Neste campo, os investigadores, comummente referidos como cientistas (pela relativa popularidade do típico homem já idoso, de bata branca, bigode e grossos óculos), são o principal corpo de progresso científico. O seu contributo, nas mais variadas formas, campos e saberes, permitiu à humanidade evoluir, modernizar-se e, de forma geral, criar meios e técnicas para a educação, produção industrial, literária, entre outras, assim como nos campos da filosofia e ética.

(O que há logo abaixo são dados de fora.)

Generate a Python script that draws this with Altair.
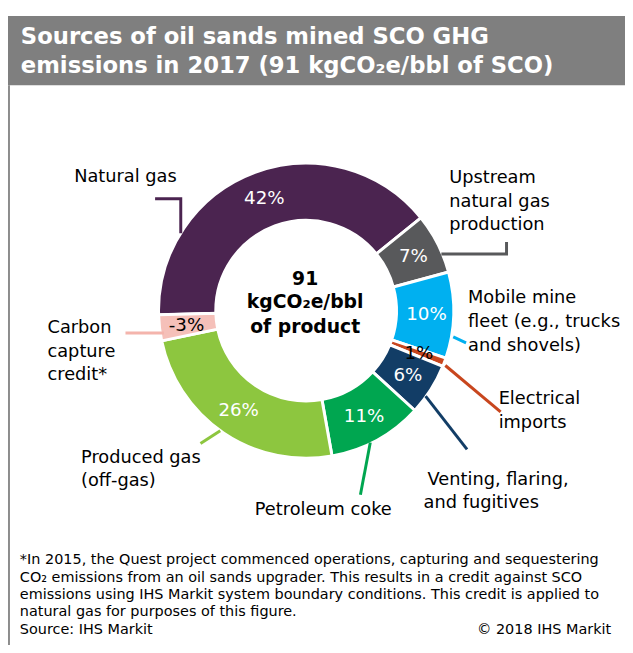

A investigação e avanços na ciência permitiram reduzir a mortalidade, revolucionar o matrimónio e, de um certo modo, fizeram evoluir a sociedade.

Infelizmente – e não só em Portugal – esta importante componente da sociedade não sente que os seus esforços e a sua dedicação sejam recompensados. São relegados a bolsas de estudo e investigação, tornando a profissão não uma opção com estabilidade financeira, mas sim uma precariedade tremenda, que só termina – se terminar –​ com o ingresso no mundo universitário.

Este mundo, que transforma os investigadores em docentes, relega a actividade de produção científica para 1.º e 2.º plano ao mesmo tempo. Fica em 2.º plano porque existe a docência, que ocupa largas horas, desde a preparação de aulas, conceptualização de termos e intensas pesquisas bibliográficas; em 1.º plano, por causa dos concursos de progressão e ingressão na carreira, através de uma autêntica “corrida” ao currículo extenso, numa febre de publicações científicas que, muitas vezes, não trazem nada de novo, mas uma repetição do já descoberto, mascarado em tendências e modas turísticas e económicas.

Neste campo, ocorre um autêntico desnível entre as ciências de progressão longa, como a Geomorfologia, a Física, a Estratigrafia, entre outras, e as ciências de progressão rápida, como as Humanidades. Nas primeiras, a observação, recolha de dados, entre outros, demora muito tempo. Nas Humanidades, muitas vezes, estão à distância de um inquérito, que serve de base a muitos artigos. Tal facto, de uma maneira geral, torna muito mais difícil ingressar no mundo universitário destas ciências que, se não se “aliarem” às Humanidades (como acontece no caso do Turismo), por exemplo, tornam impossível a recolha de financiamentos em projectos de tamanha relevância ao panorama nacional e internacional.

Investir na educação é fundamental, mas na ciência é essencial. Ao educar, é preciso compreender o que há para poder capacitar os professores. E, apesar de acontecer em Portugal, a investigação e a docência não podem ser exercidas em plenitude quando combinadas. É preciso haver uma separação dos campos, permitindo a sua confluência através dos centros de investigação. Aos docentes, a educação; aos investigadores, a investigação, precavendo corridas desnecessárias e vocações perdidas ou mal direccionadas, por competições das ditas “capelas” universitárias.